Speaking about their participation in joint activities with other colleges in Education City, the Qatari students found the lesser interaction between colleges on the Pittsburgh campus surprising.
"It seems every college has its own life here," Noora Al Ansasri, a first-year business major, referring to the individual colleges within the university.
What else do the students feel are differences between the campuses? "Qatar is so open to culture," said Obaidan. "Since there are no [ethnic] majorities or minorities, nobody can judge anyone else."
"I had such a great time there, and I feel so strongly about the importance of the Qatar campus' success that I have applied to TA there next fall," said Matt Laroche, a junior computer science major. Laroche was one of the students to visit Qatar for the inauguration. "The goal of Education City is very admirable, and it could be an aid in global peace and stability."
"Students from both campuses have commented on how quickly they felt a kinship with one another, which is wonderful," said Dean of Student Affairs Michael Murphy.

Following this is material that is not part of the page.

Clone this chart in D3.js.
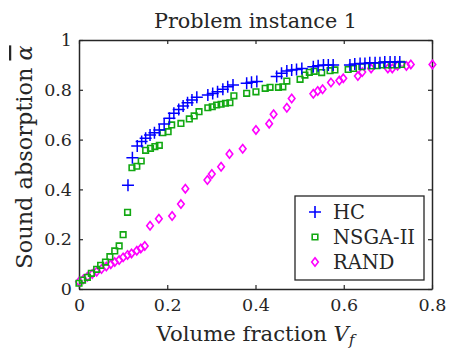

Prior to returning to Qatar, first-year business major and Qatar Student Body President Fahad Al-Jefairi wore a T-shirt that read: "What happens on spring break stays on spring break." But now, what happens in Pittsburgh doesn't have to stay in Pittsburgh. Student Affairs hopes to further strengthen the bond between both campuses through pen pal programs, future trips, and potential cross-campus registration and video conferencing.
"I expect there to be many opportunities for our students here and there to come back and forth," said Dean Murphy, "both for visits and for semesters of study."